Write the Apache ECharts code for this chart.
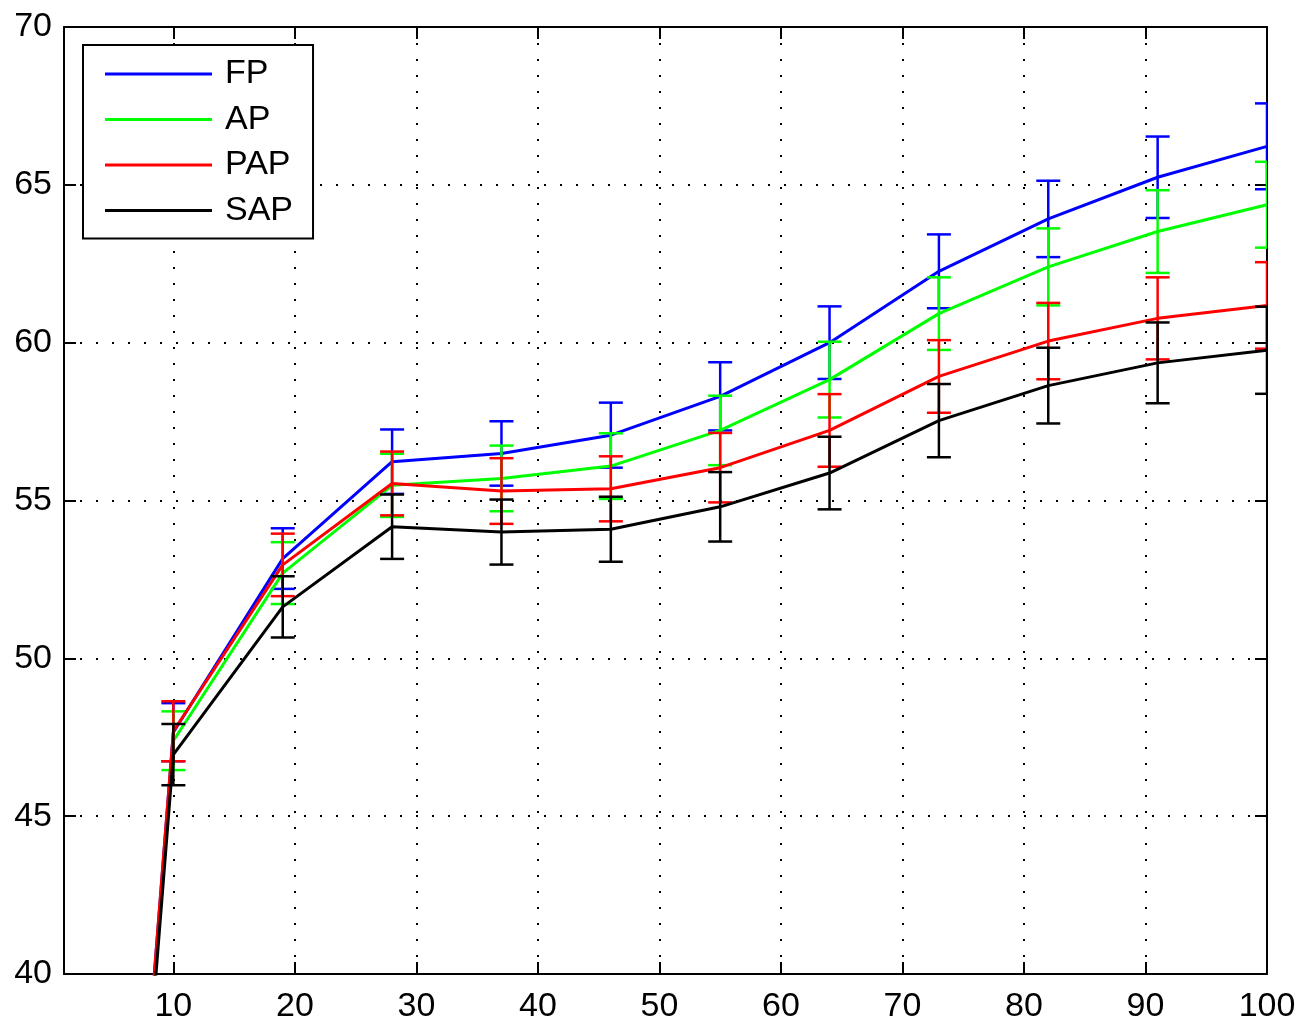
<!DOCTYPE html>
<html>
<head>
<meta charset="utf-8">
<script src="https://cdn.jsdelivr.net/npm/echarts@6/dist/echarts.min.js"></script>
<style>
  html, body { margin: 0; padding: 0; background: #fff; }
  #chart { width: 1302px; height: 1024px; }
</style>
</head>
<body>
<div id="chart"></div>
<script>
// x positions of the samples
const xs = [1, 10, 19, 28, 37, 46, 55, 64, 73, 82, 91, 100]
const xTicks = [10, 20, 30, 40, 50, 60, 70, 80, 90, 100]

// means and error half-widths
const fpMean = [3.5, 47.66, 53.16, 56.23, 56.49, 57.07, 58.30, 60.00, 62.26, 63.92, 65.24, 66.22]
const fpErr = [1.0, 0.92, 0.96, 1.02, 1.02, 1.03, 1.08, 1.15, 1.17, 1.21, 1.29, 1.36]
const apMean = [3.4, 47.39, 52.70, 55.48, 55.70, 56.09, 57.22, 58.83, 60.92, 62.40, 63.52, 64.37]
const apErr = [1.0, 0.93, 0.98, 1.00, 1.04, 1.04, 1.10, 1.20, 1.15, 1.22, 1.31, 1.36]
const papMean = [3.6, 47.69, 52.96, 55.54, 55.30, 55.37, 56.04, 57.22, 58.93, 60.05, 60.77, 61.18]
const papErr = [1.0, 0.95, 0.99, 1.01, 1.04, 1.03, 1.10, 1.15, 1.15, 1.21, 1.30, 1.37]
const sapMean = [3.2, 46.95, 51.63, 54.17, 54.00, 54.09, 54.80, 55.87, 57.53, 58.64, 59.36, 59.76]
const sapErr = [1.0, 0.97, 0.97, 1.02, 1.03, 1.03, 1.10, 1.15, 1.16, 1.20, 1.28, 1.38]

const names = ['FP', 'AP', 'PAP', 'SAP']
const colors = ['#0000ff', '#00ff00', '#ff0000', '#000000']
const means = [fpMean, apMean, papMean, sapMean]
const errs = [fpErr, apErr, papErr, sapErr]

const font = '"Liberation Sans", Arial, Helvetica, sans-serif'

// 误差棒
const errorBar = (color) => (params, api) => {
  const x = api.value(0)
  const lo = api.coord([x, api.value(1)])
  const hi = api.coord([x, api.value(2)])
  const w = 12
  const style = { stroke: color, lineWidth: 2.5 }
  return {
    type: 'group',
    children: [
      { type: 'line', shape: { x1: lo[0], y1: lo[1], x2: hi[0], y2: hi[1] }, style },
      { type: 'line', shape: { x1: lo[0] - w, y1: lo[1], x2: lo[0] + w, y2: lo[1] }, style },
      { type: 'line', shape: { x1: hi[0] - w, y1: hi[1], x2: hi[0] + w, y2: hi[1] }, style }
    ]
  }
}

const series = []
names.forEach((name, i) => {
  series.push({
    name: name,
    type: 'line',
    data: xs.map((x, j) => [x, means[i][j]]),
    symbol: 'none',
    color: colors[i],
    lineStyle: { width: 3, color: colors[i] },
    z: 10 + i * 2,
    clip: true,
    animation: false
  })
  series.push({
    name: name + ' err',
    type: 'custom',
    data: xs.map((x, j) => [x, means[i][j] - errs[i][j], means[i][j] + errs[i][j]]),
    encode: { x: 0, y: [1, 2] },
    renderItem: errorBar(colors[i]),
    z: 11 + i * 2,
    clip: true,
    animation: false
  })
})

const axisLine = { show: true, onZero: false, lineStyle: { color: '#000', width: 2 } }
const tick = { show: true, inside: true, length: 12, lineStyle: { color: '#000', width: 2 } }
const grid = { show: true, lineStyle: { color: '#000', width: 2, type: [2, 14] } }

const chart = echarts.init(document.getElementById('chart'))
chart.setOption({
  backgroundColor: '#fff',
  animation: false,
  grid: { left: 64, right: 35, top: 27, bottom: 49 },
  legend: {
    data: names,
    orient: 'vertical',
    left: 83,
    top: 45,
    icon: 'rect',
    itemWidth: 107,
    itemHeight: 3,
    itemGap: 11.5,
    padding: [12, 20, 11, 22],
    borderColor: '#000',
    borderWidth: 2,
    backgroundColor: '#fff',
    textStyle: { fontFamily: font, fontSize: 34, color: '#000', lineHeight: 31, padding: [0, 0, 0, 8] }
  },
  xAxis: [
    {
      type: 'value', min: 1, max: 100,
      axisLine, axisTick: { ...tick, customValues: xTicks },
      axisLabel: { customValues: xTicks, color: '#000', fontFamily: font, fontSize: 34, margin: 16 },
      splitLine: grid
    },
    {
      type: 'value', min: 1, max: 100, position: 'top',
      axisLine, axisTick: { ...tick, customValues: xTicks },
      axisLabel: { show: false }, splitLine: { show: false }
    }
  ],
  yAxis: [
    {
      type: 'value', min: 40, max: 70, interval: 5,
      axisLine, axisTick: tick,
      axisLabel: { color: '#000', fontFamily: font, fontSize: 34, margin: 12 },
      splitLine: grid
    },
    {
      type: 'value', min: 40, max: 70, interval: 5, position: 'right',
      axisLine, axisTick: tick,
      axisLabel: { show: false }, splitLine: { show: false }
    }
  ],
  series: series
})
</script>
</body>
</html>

** WORK REQUIRED **
Copy out the data above exactly, except the pictures.

** SOLUTION BELOW **
Write the Apache ECharts code for this chart.
<!DOCTYPE html>
<html>
<head>
<meta charset="utf-8">
<script src="https://cdn.jsdelivr.net/npm/echarts@6/dist/echarts.min.js"></script>
<style>
  html, body { margin: 0; padding: 0; background: #fff; }
  #chart { width: 1302px; height: 1024px; }
</style>
</head>
<body>
<div id="chart"></div>
<script>
// x positions of the samples
const xs = [1, 10, 19, 28, 37, 46, 55, 64, 73, 82, 91, 100]
const xTicks = [10, 20, 30, 40, 50, 60, 70, 80, 90, 100]

// means and error half-widths
const fpMean = [3.5, 47.66, 53.16, 56.23, 56.49, 57.07, 58.30, 60.00, 62.26, 63.92, 65.24, 66.22]
const fpErr = [1.0, 0.92, 0.96, 1.02, 1.02, 1.03, 1.08, 1.15, 1.17, 1.21, 1.29, 1.36]
const apMean = [3.4, 47.39, 52.70, 55.48, 55.70, 56.09, 57.22, 58.83, 60.92, 62.40, 63.52, 64.37]
const apErr = [1.0, 0.93, 0.98, 1.00, 1.04, 1.04, 1.10, 1.20, 1.15, 1.22, 1.31, 1.36]
const papMean = [3.6, 47.69, 52.96, 55.54, 55.30, 55.37, 56.04, 57.22, 58.93, 60.05, 60.77, 61.18]
const papErr = [1.0, 0.95, 0.99, 1.01, 1.04, 1.03, 1.10, 1.15, 1.15, 1.21, 1.30, 1.37]
const sapMean = [3.2, 46.95, 51.63, 54.17, 54.00, 54.09, 54.80, 55.87, 57.53, 58.64, 59.36, 59.76]
const sapErr = [1.0, 0.97, 0.97, 1.02, 1.03, 1.03, 1.10, 1.15, 1.16, 1.20, 1.28, 1.38]

const names = ['FP', 'AP', 'PAP', 'SAP']
const colors = ['#0000ff', '#00ff00', '#ff0000', '#000000']
const means = [fpMean, apMean, papMean, sapMean]
const errs = [fpErr, apErr, papErr, sapErr]

const font = '"Liberation Sans", Arial, Helvetica, sans-serif'

// 误差棒
const errorBar = (color) => (params, api) => {
  const x = api.value(0)
  const lo = api.coord([x, api.value(1)])
  const hi = api.coord([x, api.value(2)])
  const w = 12
  const style = { stroke: color, lineWidth: 2.5 }
  return {
    type: 'group',
    children: [
      { type: 'line', shape: { x1: lo[0], y1: lo[1], x2: hi[0], y2: hi[1] }, style },
      { type: 'line', shape: { x1: lo[0] - w, y1: lo[1], x2: lo[0] + w, y2: lo[1] }, style },
      { type: 'line', shape: { x1: hi[0] - w, y1: hi[1], x2: hi[0] + w, y2: hi[1] }, style }
    ]
  }
}

const series = []
names.forEach((name, i) => {
  series.push({
    name: name,
    type: 'line',
    data: xs.map((x, j) => [x, means[i][j]]),
    symbol: 'none',
    color: colors[i],
    lineStyle: { width: 3, color: colors[i] },
    z: 10 + i * 2,
    clip: true,
    animation: false
  })
  series.push({
    name: name + ' err',
    type: 'custom',
    data: xs.map((x, j) => [x, means[i][j] - errs[i][j], means[i][j] + errs[i][j]]),
    encode: { x: 0, y: [1, 2] },
    renderItem: errorBar(colors[i]),
    z: 11 + i * 2,
    clip: true,
    animation: false
  })
})

const axisLine = { show: true, onZero: false, lineStyle: { color: '#000', width: 2 } }
const tick = { show: true, inside: true, length: 12, lineStyle: { color: '#000', width: 2 } }
const grid = { show: true, lineStyle: { color: '#000', width: 2, type: [2, 14] } }

const chart = echarts.init(document.getElementById('chart'))
chart.setOption({
  backgroundColor: '#fff',
  animation: false,
  grid: { left: 64, right: 35, top: 27, bottom: 49 },
  legend: {
    data: names,
    orient: 'vertical',
    left: 83,
    top: 45,
    icon: 'rect',
    itemWidth: 107,
    itemHeight: 3,
    itemGap: 11.5,
    padding: [12, 20, 11, 22],
    borderColor: '#000',
    borderWidth: 2,
    backgroundColor: '#fff',
    textStyle: { fontFamily: font, fontSize: 34, color: '#000', lineHeight: 31, padding: [0, 0, 0, 8] }
  },
  xAxis: [
    {
      type: 'value', min: 1, max: 100,
      axisLine, axisTick: { ...tick, customValues: xTicks },
      axisLabel: { customValues: xTicks, color: '#000', fontFamily: font, fontSize: 34, margin: 16 },
      splitLine: grid
    },
    {
      type: 'value', min: 1, max: 100, position: 'top',
      axisLine, axisTick: { ...tick, customValues: xTicks },
      axisLabel: { show: false }, splitLine: { show: false }
    }
  ],
  yAxis: [
    {
      type: 'value', min: 40, max: 70, interval: 5,
      axisLine, axisTick: tick,
      axisLabel: { color: '#000', fontFamily: font, fontSize: 34, margin: 12 },
      splitLine: grid
    },
    {
      type: 'value', min: 40, max: 70, interval: 5, position: 'right',
      axisLine, axisTick: tick,
      axisLabel: { show: false }, splitLine: { show: false }
    }
  ],
  series: series
})
</script>
</body>
</html>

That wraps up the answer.